Steve and his friends form a campus club in the fall of their sophomore year, try to get a radio station. It starts with just a few short bits to go with campus announcements a couple times a day. Free Your Minds,
they call the club, and it’s unsuccessful. They’re not liked, after all. Who would want to listen to them?
Steve doesn’t care much, though. Somehow, the miraculous has happened. A girl named “Missy” likes him for some reason, and suddenly he has a girlfriend. She’s cute, too, looks like Liv Tyler, wears a black choker. His parents let her stay over a couple nights a week as a “family friend.” Then, in the winter, Missy dumps him, tells everyone he has a small penis, can’t satisfy her in bed.
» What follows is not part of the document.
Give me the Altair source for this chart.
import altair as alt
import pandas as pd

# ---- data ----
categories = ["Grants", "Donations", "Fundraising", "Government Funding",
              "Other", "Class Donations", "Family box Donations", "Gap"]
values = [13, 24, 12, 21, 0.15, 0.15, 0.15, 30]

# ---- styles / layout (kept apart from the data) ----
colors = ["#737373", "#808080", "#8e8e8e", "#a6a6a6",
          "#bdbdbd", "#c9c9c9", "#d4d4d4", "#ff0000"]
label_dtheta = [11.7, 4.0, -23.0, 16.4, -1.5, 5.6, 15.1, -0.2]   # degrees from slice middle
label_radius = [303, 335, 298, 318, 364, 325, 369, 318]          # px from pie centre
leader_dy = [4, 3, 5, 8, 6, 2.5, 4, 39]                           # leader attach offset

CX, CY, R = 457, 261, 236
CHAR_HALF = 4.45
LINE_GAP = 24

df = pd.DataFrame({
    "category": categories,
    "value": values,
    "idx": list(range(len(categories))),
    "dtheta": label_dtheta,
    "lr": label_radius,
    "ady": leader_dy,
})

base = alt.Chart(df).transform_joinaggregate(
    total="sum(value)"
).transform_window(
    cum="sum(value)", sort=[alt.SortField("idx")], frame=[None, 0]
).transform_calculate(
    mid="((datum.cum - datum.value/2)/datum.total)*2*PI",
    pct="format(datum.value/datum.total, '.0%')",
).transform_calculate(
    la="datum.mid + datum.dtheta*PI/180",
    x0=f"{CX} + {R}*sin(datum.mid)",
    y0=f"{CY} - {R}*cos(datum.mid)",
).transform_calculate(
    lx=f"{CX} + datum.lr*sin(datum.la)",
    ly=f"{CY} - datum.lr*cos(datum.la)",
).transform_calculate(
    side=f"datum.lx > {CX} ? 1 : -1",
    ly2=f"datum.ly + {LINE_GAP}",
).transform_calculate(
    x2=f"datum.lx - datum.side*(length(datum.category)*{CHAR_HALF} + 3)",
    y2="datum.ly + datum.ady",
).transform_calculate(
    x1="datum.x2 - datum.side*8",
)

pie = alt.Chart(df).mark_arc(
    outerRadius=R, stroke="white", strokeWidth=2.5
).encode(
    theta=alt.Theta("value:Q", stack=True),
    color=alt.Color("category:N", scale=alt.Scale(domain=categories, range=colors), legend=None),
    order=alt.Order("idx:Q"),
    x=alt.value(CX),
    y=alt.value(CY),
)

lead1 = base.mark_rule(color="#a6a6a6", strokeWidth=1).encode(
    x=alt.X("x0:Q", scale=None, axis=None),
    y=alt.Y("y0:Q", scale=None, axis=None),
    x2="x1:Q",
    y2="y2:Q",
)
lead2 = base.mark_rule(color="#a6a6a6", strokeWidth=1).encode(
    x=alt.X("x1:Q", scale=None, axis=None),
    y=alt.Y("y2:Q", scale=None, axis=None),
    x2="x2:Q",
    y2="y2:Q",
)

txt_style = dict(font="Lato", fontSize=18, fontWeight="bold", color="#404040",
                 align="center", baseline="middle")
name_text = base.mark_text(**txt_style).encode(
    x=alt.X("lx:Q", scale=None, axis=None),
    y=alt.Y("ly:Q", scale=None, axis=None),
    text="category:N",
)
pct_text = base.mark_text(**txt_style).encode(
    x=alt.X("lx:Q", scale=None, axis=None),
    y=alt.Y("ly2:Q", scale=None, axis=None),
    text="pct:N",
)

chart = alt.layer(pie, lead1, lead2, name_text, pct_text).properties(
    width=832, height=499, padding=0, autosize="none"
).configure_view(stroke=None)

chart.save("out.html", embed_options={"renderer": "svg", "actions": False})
Steve’s older sister, Susan, is no help. She laughs at him too. She’s always had an easier time. The two of them are night and day.
So Steve goes for the lowest common denominator, “Nicole,” “a girl with a self-esteem problem, a girl you wouldn’t want your parents to know about,” according to Adam. Secret sex for that entire summer after tenth grade. No one is supposed to know, except Steve’s friends. At Rich’s house, there’s a foam lounger that reclines. They call it the Flip-N-Fuck. They do it on the ottoman, too, in Rich’s living room late at night, just a moving sheet with two bodies underneath.